### [Work to do]
Find the word "image" in the listing; pull out each line holding it.

### [Material]
— begin —
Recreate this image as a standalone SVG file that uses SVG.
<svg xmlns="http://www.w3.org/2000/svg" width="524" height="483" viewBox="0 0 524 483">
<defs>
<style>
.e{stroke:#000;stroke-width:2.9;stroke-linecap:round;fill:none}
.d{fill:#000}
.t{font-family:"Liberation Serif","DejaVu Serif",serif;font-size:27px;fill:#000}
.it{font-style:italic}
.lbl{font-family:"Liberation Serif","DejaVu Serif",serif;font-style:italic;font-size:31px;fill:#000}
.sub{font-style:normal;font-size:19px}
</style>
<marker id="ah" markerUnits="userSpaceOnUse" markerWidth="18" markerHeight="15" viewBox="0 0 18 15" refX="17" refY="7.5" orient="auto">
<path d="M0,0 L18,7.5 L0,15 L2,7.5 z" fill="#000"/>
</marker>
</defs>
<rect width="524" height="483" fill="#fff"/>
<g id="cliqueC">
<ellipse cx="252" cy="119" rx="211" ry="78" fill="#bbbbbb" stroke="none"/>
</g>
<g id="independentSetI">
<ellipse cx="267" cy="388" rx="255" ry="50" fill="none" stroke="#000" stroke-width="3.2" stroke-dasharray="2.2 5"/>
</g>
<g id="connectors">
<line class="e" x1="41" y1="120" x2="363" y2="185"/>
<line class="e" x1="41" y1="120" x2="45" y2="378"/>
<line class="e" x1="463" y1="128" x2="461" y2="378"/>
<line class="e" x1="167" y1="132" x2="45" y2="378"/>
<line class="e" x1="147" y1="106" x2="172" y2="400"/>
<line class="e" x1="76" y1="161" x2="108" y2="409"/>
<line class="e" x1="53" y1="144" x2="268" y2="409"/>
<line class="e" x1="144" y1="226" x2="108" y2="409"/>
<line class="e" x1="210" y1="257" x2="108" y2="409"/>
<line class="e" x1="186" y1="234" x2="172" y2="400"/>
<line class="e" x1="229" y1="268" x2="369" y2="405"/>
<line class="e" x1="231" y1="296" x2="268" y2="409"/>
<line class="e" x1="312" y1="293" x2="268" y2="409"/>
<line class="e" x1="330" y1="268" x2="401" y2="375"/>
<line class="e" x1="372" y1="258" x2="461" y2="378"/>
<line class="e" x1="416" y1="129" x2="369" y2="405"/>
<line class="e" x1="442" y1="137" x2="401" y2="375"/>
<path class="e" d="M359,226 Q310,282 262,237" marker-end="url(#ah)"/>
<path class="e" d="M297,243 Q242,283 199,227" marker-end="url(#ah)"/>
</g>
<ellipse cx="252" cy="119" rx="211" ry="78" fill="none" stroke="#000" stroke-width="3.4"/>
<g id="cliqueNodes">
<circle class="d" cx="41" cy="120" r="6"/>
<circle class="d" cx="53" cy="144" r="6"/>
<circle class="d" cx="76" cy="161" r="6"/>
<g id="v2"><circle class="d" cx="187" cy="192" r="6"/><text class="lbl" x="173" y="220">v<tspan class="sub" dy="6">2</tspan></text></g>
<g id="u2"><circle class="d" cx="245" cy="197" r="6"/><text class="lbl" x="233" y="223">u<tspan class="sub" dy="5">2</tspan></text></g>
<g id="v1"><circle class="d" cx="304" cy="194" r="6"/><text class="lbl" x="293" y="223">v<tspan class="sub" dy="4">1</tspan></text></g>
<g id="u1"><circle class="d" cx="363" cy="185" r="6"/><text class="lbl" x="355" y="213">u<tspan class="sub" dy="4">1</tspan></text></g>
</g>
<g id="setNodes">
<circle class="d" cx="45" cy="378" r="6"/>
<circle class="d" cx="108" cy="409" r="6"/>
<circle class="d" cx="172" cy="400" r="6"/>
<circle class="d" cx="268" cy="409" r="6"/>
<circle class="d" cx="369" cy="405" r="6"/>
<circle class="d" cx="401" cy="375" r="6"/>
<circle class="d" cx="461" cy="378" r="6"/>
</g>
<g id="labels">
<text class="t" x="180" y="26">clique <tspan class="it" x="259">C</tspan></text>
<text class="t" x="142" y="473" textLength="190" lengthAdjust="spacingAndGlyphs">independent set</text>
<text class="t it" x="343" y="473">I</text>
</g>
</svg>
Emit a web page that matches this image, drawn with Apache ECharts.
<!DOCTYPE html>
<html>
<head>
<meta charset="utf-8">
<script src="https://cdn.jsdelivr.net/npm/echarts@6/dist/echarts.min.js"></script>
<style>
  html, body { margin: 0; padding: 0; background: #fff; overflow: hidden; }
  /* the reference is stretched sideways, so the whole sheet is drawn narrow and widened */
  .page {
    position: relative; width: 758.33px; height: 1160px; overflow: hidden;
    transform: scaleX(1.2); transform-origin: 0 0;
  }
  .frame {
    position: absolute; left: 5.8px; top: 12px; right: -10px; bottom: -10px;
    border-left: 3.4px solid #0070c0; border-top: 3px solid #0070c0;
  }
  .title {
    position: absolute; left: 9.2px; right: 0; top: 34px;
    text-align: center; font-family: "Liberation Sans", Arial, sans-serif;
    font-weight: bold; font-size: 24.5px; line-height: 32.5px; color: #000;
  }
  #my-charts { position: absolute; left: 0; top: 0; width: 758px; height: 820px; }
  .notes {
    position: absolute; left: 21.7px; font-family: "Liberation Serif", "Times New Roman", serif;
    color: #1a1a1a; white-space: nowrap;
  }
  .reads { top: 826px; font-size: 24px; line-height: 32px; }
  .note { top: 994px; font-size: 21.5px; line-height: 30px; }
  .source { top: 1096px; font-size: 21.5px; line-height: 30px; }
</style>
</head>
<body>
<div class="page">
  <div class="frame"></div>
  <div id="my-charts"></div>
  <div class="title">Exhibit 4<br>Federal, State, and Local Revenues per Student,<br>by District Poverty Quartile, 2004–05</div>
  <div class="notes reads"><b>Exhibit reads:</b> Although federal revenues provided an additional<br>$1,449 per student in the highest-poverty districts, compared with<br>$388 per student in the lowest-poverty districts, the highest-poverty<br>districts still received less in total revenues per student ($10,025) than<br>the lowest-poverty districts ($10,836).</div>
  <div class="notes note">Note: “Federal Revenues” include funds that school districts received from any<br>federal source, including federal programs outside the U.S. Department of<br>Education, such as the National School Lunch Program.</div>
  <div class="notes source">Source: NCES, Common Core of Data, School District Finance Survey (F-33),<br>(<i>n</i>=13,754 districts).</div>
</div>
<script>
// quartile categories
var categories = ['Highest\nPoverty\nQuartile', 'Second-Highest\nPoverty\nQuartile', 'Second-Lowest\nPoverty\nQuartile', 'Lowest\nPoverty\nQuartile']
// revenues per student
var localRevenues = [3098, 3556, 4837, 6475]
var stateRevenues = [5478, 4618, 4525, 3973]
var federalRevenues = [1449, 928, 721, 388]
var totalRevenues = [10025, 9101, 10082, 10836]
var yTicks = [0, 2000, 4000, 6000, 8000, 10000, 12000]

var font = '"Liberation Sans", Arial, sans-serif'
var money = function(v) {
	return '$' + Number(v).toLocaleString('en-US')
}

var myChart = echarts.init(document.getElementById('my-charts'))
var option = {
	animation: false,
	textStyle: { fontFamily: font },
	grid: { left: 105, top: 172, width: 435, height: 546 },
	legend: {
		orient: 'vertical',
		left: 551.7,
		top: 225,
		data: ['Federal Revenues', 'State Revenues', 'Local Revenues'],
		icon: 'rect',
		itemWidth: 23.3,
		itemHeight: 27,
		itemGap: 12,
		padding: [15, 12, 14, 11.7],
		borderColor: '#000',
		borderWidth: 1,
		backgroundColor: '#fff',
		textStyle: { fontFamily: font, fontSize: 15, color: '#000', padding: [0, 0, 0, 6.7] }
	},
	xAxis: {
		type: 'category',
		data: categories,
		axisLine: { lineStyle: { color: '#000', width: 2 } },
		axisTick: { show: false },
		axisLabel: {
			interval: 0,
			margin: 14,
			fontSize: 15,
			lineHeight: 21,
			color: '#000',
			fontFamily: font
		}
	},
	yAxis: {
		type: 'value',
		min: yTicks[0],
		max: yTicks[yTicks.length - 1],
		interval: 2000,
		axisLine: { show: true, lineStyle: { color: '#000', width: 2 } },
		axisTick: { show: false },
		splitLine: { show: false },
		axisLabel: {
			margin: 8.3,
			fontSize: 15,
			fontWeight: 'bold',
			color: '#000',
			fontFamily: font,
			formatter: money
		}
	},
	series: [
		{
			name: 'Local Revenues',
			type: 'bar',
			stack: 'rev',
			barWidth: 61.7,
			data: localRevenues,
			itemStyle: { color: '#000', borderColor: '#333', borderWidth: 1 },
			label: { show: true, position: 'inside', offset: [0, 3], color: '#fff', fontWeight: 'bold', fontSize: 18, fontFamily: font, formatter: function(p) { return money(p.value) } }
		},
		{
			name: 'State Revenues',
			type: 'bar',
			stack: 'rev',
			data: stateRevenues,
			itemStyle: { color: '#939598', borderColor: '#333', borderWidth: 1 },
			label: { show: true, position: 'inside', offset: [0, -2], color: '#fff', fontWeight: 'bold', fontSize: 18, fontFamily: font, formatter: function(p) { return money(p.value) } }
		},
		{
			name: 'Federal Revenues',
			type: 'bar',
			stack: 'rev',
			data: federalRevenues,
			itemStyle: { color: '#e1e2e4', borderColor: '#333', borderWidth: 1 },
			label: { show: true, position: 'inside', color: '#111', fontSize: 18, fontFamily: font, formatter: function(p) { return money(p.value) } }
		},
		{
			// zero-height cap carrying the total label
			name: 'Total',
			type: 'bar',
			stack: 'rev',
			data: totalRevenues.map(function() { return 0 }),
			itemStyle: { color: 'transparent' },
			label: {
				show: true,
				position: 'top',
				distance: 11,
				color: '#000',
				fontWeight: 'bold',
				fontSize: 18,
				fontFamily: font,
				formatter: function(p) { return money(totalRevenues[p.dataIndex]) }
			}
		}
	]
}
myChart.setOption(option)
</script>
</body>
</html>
— end —
### [Correct output]
Recreate this image as a standalone SVG file that uses SVG.
Emit a web page that matches this image, drawn with Apache ECharts.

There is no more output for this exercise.